For testing purposes, this fw comes with a small migration file. After installing and making sure you have the database properly configured you can have a small db to play with

cd src/
cd migrations
php eloquent_migrations.php

Testing this framework

For rapid test, these are the things that should be done:

  1. Clone the repo
  2. Do update composer (composer update)
  3. Make sure database is properly configured (config/app.php)
  4. Make sure baseUrl is defined (config/app.php)
  5. Make sure mod_rewrite is enabled in your apache installation
  6. Run migrations
  7. Access through web browser

Schematics

schematic.pdf has a small schematic of the design for the different layers and main objects and their responsibilities and dependencies

Database Schema

The "demo" database structure that comes with the fw is pretty simple. Its a Book entity related to a Shelf entity.
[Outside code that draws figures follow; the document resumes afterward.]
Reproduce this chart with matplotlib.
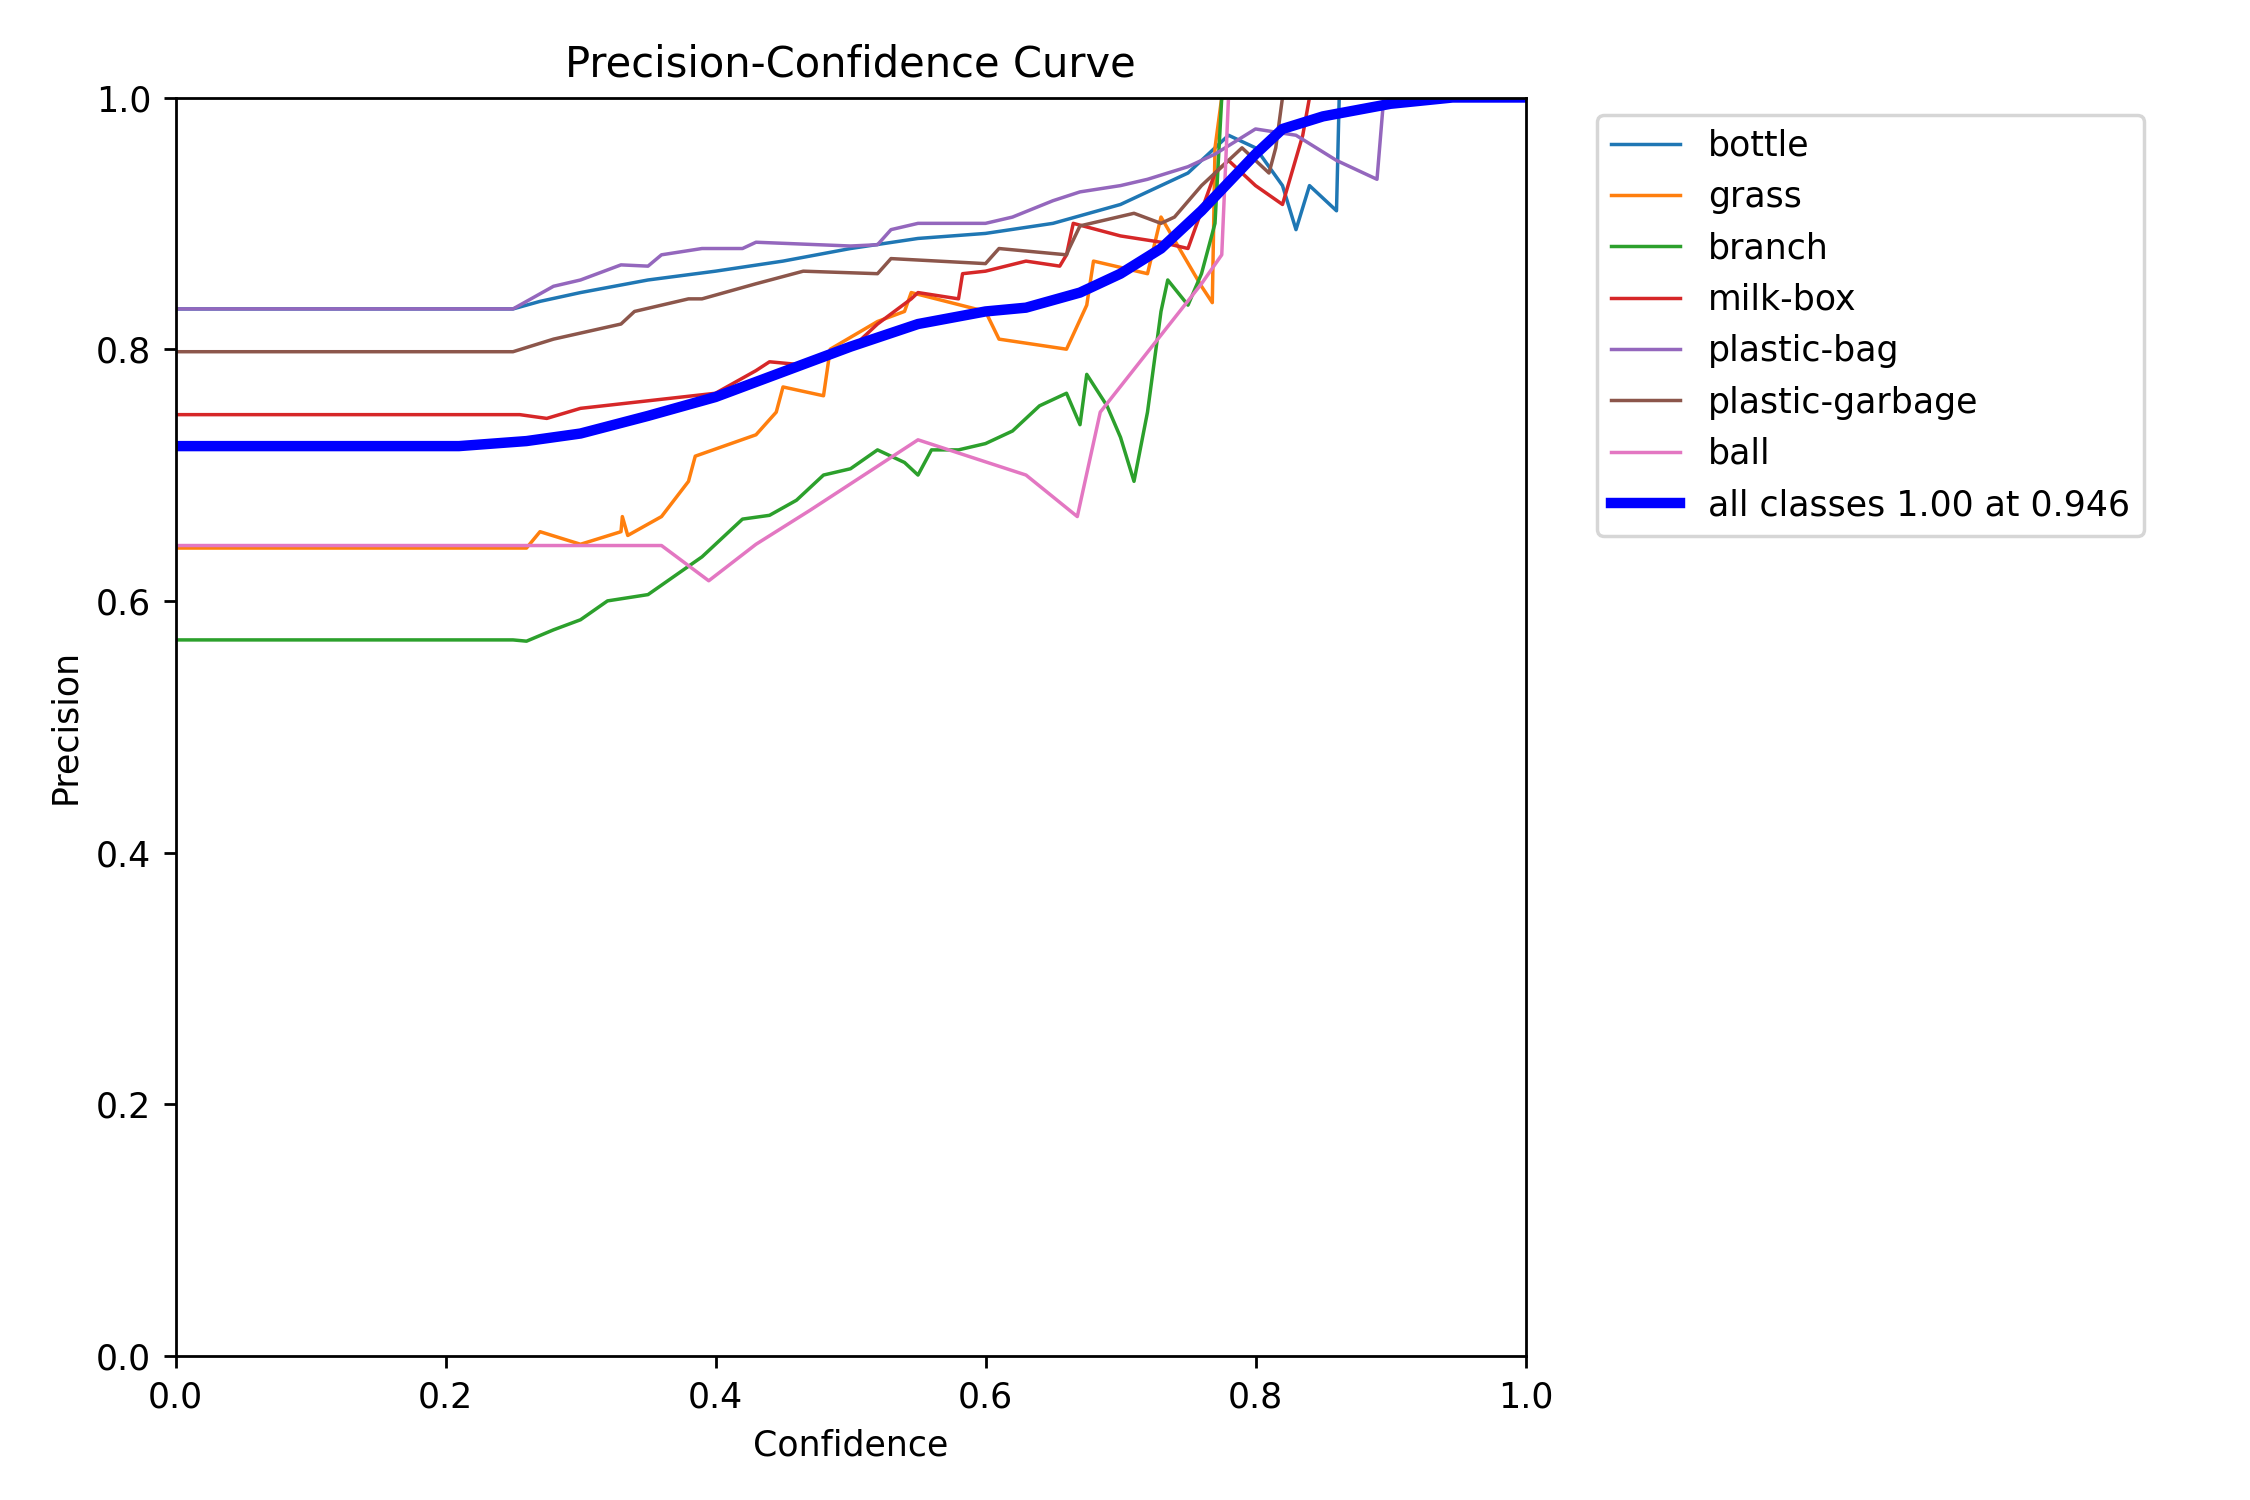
import matplotlib
matplotlib.use("Agg")
import matplotlib.pyplot as plt

names = ["bottle", "grass", "branch", "milk-box", "plastic-bag", "plastic-garbage", "ball"]

bottle_x = [0, .25, .27, .3, .35, .4, .45, .5, .55, .6, .65, .7, .75, .78, .8, .82, .83, .84, .85, .86, .862, 1]
bottle_y = [.832, .832, .838, .845, .855, .862, .87, .88, .888, .892, .9, .915, .94, .97, .96, .93, .895, .93, .92, .91, 1, 1]
grass_x = [0, .26, .27, .3, .33, .331, .335, .36, .38, .385, .43, .445, .45, .48, .485, .52, .54, .545, .6, .61, .66, .675, .68, .72, .73, .76, .768, .77, .775, 1]
grass_y = [.642, .642, .655, .645, .655, .667, .652, .667, .695, .715, .732, .75, .77, .763, .8, .822, .83, .845, .83, .808, .8, .835, .87, .86, .905, .85, .837, .96, 1, 1]
branch_x = [0, .25, .26, .28, .3, .32, .35, .37, .39, .4, .42, .44, .46, .48, .5, .52, .54, .55, .56, .58, .6, .62, .64, .66, .67, .675, .69, .7, .71, .72, .73, .735, .75, .76, .77, .775, 1]
branch_y = [.569, .569, .568, .577, .585, .6, .605, .62, .635, .645, .665, .668, .68, .7, .705, .72, .71, .7, .72, .72, .725, .735, .755, .765, .74, .78, .755, .73, .695, .75, .83, .855, .835, .86, .9, 1, 1]
milk_x = [0, .255, .275, .3, .4, .43, .44, .46, .5, .52, .545, .55, .58, .583, .6, .63, .655, .66, .665, .7, .73, .75, .77, .78, .8, .82, .835, .84, 1]
milk_y = [.748, .748, .745, .753, .765, .783, .79, .788, .8, .82, .84, .845, .84, .86, .862, .87, .866, .875, .9, .89, .885, .88, .94, .95, .93, .915, .97, 1, 1]
bag_x = [0, .25, .28, .3, .33, .35, .36, .39, .42, .43, .5, .52, .53, .55, .6, .62, .65, .67, .7, .72, .75, .77, .8, .83, .86, .88, .89, .895, 1]
bag_y = [.832, .832, .85, .855, .867, .866, .875, .88, .88, .885, .882, .883, .895, .9, .9, .905, .918, .925, .93, .935, .945, .955, .975, .97, .95, .94, .935, 1, 1]
garb_x = [0, .25, .28, .33, .34, .38, .39, .43, .465, .52, .53, .6, .61, .66, .662, .67, .71, .73, .74, .76, .79, .81, .815, .82, 1]
garb_y = [.798, .798, .808, .82, .83, .84, .84, .852, .862, .86, .872, .868, .88, .875, .88, .898, .908, .9, .905, .93, .96, .94, .96, 1, 1]
ball_x = [0, .36, .395, .43, .47, .55, .63, .668, .685, .76, .775, .78, 1]
ball_y = [.644, .644, .616, .645, .672, .728, .7, .667, .75, .852, .875, 1, 1]
all_x = [0, .21, .26, .3, .35, .4, .45, .5, .55, .6, .63, .67, .7, .73, .76, .8, .82, .85, .9, .946, 1]
all_y = [.723, .723, .727, .733, .747, .762, .782, .802, .82, .83, .833, .845, .86, .88, .91, .955, .975, .985, .995, 1, 1]

series = [(bottle_x, bottle_y), (grass_x, grass_y), (branch_x, branch_y), (milk_x, milk_y),
          (bag_x, bag_y), (garb_x, garb_y), (ball_x, ball_y)]

fig, ax = plt.subplots(figsize=(9, 6), dpi=250)
fig.subplots_adjust(left=0.078, right=0.678, top=0.935, bottom=0.096)
for n, (x, y) in zip(names, series):
    ax.plot(x, y, linewidth=1, label=n)
ax.plot(all_x, all_y, linewidth=3, color="blue", label="all classes 1.00 at 0.946")
ax.set_xlabel("Confidence")
ax.set_ylabel("Precision")
ax.set_xlim(0, 1)
ax.set_ylim(0, 1)
ax.legend(bbox_to_anchor=(1.04, 1), loc="upper left")
ax.set_title("Precision-Confidence Curve")
fig.savefig("out.png", dpi=250)
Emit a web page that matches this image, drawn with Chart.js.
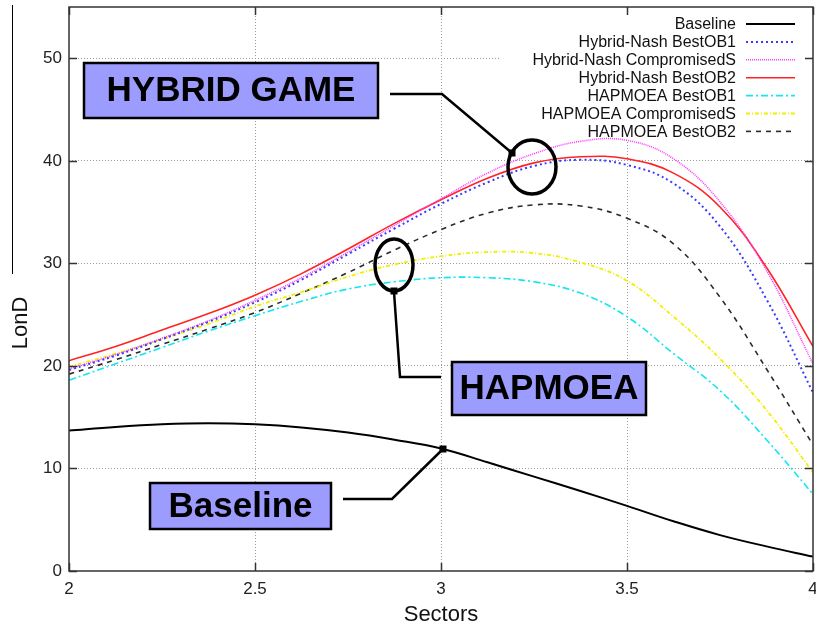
<!DOCTYPE html>
<html>
<head>
<meta charset="utf-8">
<script src="https://cdn.jsdelivr.net/npm/chart.js@4.4.1/dist/chart.umd.min.js"></script>
<style>
  html, body { margin: 0; padding: 0; background: #fff; }
  #wrap { width: 816px; height: 633px; }
</style>
</head>
<body>
<div id="wrap"><canvas id="chart" width="816" height="633"></canvas></div>
<script>
/* ── LonD vs Sectors · gnuplot-style line chart ─────────────────────────── */

// sample positions along the x axis
const SECTORS = [2, 2.125, 2.25, 2.375, 2.5, 2.625, 2.75, 2.875, 3, 3.125, 3.25, 3.375, 3.5, 3.625, 3.75, 3.875, 4];

// series
const BASELINE = [13.7, 14.05, 14.3, 14.4, 14.3, 14.0, 13.5, 12.8, 11.95, 10.6, 9.2, 7.8, 6.35, 4.85, 3.5, 2.4, 1.4];
const HN_BESTOB1 = [19.6, 21.0, 22.6, 24.3, 26.2, 28.4, 30.9, 33.4, 35.8, 37.9, 39.5, 40.1, 39.6, 37.8, 33.6, 26.5, 17.4];
const HN_COMPS = [19.7, 21.1, 22.7, 24.4, 26.4, 28.6, 31.1, 33.7, 36.3, 38.8, 40.7, 41.9, 42.0, 40.2, 36.0, 29.3, 20.2];
const HN_BESTOB2 = [20.5, 21.9, 23.5, 25.1, 26.9, 29.0, 31.4, 33.9, 36.2, 38.3, 39.8, 40.4, 40.2, 38.8, 35.5, 29.6, 21.9];
const HA_BESTOB1 = [18.6, 20.2, 21.8, 23.4, 24.9, 26.3, 27.5, 28.2, 28.6, 28.6, 28.2, 27.1, 24.8, 21.2, 17.6, 12.8, 7.5];
const HA_COMPS = [19.9, 21.2, 22.6, 24.1, 25.8, 27.2, 28.7, 29.9, 30.7, 31.1, 31.0, 30.1, 28.3, 24.8, 20.7, 15.7, 9.6];
const HA_BESTOB2 = [19.2, 20.6, 22.1, 23.6, 25.2, 27.1, 29.1, 31.3, 33.3, 34.9, 35.7, 35.6, 34.4, 31.9, 26.7, 19.7, 12.3];

const SERIES_NAMES = [
  "Baseline", "Hybrid-Nash BestOB1", "Hybrid-Nash CompromisedS", "Hybrid-Nash BestOB2",
  "HAPMOEA BestOB1", "HAPMOEA CompromisedS", "HAPMOEA BestOB2",
];
const SERIES_VALUES = [BASELINE, HN_BESTOB1, HN_COMPS, HN_BESTOB2, HA_BESTOB1, HA_COMPS, HA_BESTOB2];

// axis ticks
const X_TICKS = [2, 2.5, 3, 3.5, 4];
const Y_TICKS = [0, 10, 20, 30, 40, 50];

// line styles, same order as the series
const STYLES = [
  { color: "#000000", width: 2,   dash: [] },
  { color: "#3b3bff", width: 2,   dash: [2, 3] },
  { color: "#ff3cff", width: 1.6, dash: [1, 1] },
  { color: "#ff2424", width: 1.6, dash: [] },
  { color: "#12e6f0", width: 1.6, dash: [7, 3, 2, 3] },
  { color: "#f0f000", width: 1.8, dash: [4, 2, 1, 2] },
  { color: "#2a2a2a", width: 1.6, dash: [5, 5] },
];

const FONT = "'Liberation Sans', Arial, sans-serif";

// ── callouts (boxes, leaders, ellipses) ─────────────────────────────────────
function calloutBox(ctx, x, y, w, h, text) {
  ctx.save();
  ctx.fillStyle = "#9c9cff";
  ctx.strokeStyle = "#000";
  ctx.lineWidth = 2.5;
  ctx.fillRect(x, y, w, h);
  ctx.strokeRect(x, y, w, h);
  ctx.fillStyle = "#000";
  ctx.font = `bold 35px ${FONT}`;
  ctx.textAlign = "center";
  ctx.textBaseline = "middle";
  ctx.fillText(text, x + w / 2, y + h / 2 + 1);
  ctx.restore();
}

function polyline(ctx, pts) {
  ctx.save();
  ctx.strokeStyle = "#000";
  ctx.lineWidth = 2.5;
  ctx.beginPath();
  pts.forEach((p, i) => i ? ctx.lineTo(p[0], p[1]) : ctx.moveTo(p[0], p[1]));
  ctx.stroke();
  ctx.restore();
}

function marker(ctx, x, y) {
  ctx.save();
  ctx.fillStyle = "#000";
  ctx.fillRect(x - 3.5, y - 3.5, 7, 7);
  ctx.restore();
}

function ring(ctx, cx, cy, rx, ry) {
  ctx.save();
  ctx.strokeStyle = "#000";
  ctx.lineWidth = 3.5;
  ctx.beginPath();
  ctx.ellipse(cx, cy, rx, ry, 0, 0, Math.PI * 2);
  ctx.stroke();
  ctx.restore();
}

const gnuplotDecor = {
  id: "gnuplotDecor",
  beforeDatasetsDraw(chart) {
    // white legend background hides the grid behind the key
    const ctx = chart.ctx;
    ctx.save();
    ctx.fillStyle = "#fff";
    ctx.fillRect(500, 13, 305, 127);
    ctx.restore();
  },
  afterDraw(chart) {
    const { ctx, chartArea: a, scales: { x, y } } = chart;

    // frame + inward ticks on all four sides
    ctx.save();
    ctx.strokeStyle = "#333";
    ctx.lineWidth = 1.5;
    ctx.strokeRect(a.left, a.top, a.right - a.left, a.bottom - a.top);
    ctx.beginPath();
    Y_TICKS.forEach(v => {
      const py = Math.round(y.getPixelForValue(v)) + 0.5;
      ctx.moveTo(a.left, py); ctx.lineTo(a.left + 8, py);
      ctx.moveTo(a.right, py); ctx.lineTo(a.right - 8, py);
    });
    X_TICKS.forEach(v => {
      const px = Math.round(x.getPixelForValue(v)) + 0.5;
      ctx.moveTo(px, a.bottom); ctx.lineTo(px, a.bottom - 8);
      ctx.moveTo(px, a.top); ctx.lineTo(px, a.top + 8);
    });
    ctx.stroke();
    ctx.restore();

    // y axis title + the stray rule above it
    ctx.save();
    ctx.strokeStyle = "#000";
    ctx.lineWidth = 1;
    ctx.beginPath();
    ctx.moveTo(12.5, 5); ctx.lineTo(12.5, 274);
    ctx.stroke();
    ctx.translate(21, 323);
    ctx.rotate(-Math.PI / 2);
    ctx.font = `22px ${FONT}`;
    ctx.fillStyle = "#111";
    ctx.textAlign = "center";
    ctx.textBaseline = "middle";
    ctx.fillText("LonD", 0, 0);
    ctx.restore();

    // key
    ctx.save();
    ctx.font = `16px ${FONT}`;
    ctx.textAlign = "right";
    ctx.textBaseline = "middle";
    chart.data.datasets.forEach((ds, i) => {
      const ry = 24 + i * 17.9;
      ctx.fillStyle = "#111";
      ctx.fillText(ds.label, 736, ry + 1);
      ctx.strokeStyle = ds.borderColor;
      ctx.lineWidth = ds.borderWidth;
      ctx.setLineDash(ds.borderDash);
      ctx.beginPath();
      ctx.moveTo(746, ry); ctx.lineTo(795, ry);
      ctx.stroke();
    });
    ctx.restore();

    // HYBRID GAME
    polyline(ctx, [[390, 94], [442, 94], [512, 153]]);
    marker(ctx, 512, 153);
    ring(ctx, 532, 167, 24, 27);
    calloutBox(ctx, 84, 63, 294, 55, "HYBRID GAME");

    // HAPMOEA
    polyline(ctx, [[441, 377], [400, 377], [394, 292]]);
    marker(ctx, 394, 291);
    ring(ctx, 394, 265, 19, 26);
    calloutBox(ctx, 452, 362, 194, 53, "HAPMOEA");

    // Baseline
    polyline(ctx, [[343, 499], [392, 499], [443, 449]]);
    marker(ctx, 443, 449);
    calloutBox(ctx, 150, 483, 181, 46, "Baseline");
  },
};

const datasets = SERIES_NAMES.map((name, i) => ({
  label: name,
  data: SECTORS.map((s, k) => ({ x: s, y: SERIES_VALUES[i][k] })),
  borderColor: STYLES[i].color,
  borderWidth: STYLES[i].width,
  borderDash: STYLES[i].dash,
  pointRadius: 0,
  fill: false,
  tension: 0.4,
}));

const gridColor = edge => c => (c.tick && (c.tick.value === edge[0] || c.tick.value === edge[1])) ? "rgba(0,0,0,0)" : "#9a9a9a";

new Chart(document.getElementById("chart").getContext("2d"), {
  type: "line",
  data: { datasets },
  options: {
    responsive: false, animation: false, devicePixelRatio: 1,
    layout: { padding: { top: 7, right: 3, left: 0, bottom: 0 } },
    plugins: { legend: { display: false }, tooltip: { enabled: false } },
    scales: {
      x: {
        type: "linear", min: 2, max: 4,
        afterBuildTicks: s => { s.ticks = X_TICKS.map(v => ({ value: v })); },
        afterFit: s => { s.height = 62; s.paddingLeft = 0; s.paddingRight = 0; },
        ticks: { color: "#222", font: { family: FONT, size: 17 }, padding: 8, maxRotation: 0, autoSkip: false, callback: v => String(v) },
        grid: { drawTicks: false, color: gridColor([2, 4]), lineWidth: 1 },
        border: { display: false, dash: [1, 2] },
        title: { display: true, text: "Sectors", color: "#111", font: { family: FONT, size: 22 }, padding: { top: 0, bottom: 5 } },
      },
      y: {
        min: 0, max: 55,
        afterBuildTicks: s => { s.ticks = Y_TICKS.map(v => ({ value: v })); },
        afterFit: s => { s.width = 69; s.paddingTop = 0; s.paddingBottom = 0; },
        ticks: { color: "#222", font: { family: FONT, size: 17 }, padding: 7, callback: v => String(v) },
        grid: { drawTicks: false, color: gridColor([0, 55]), lineWidth: 1 },
        border: { display: false, dash: [1, 2] },
      },
    },
  },
  plugins: [gnuplotDecor],
});
</script>
</body>
</html>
A shelf can have any number of books and a book belongs to only one shelf inside Models/ you'll find both models (Book & Shelf in singular according to Eloquent needs) inside Http/Controllers you'll find both controllers (Books & Shelves in plural to maintain a RESTful resource/entity approach)

Unit Testing with PHPUnit

The tests are prepared to be used with PHPUnit and the test suite is configured via XML, so you'll only need to execute PHPUnit in your forked version of this repo like so:

./vendor/bin/phpunit

Coverage is not high, suites are just an example of how to put together the tests.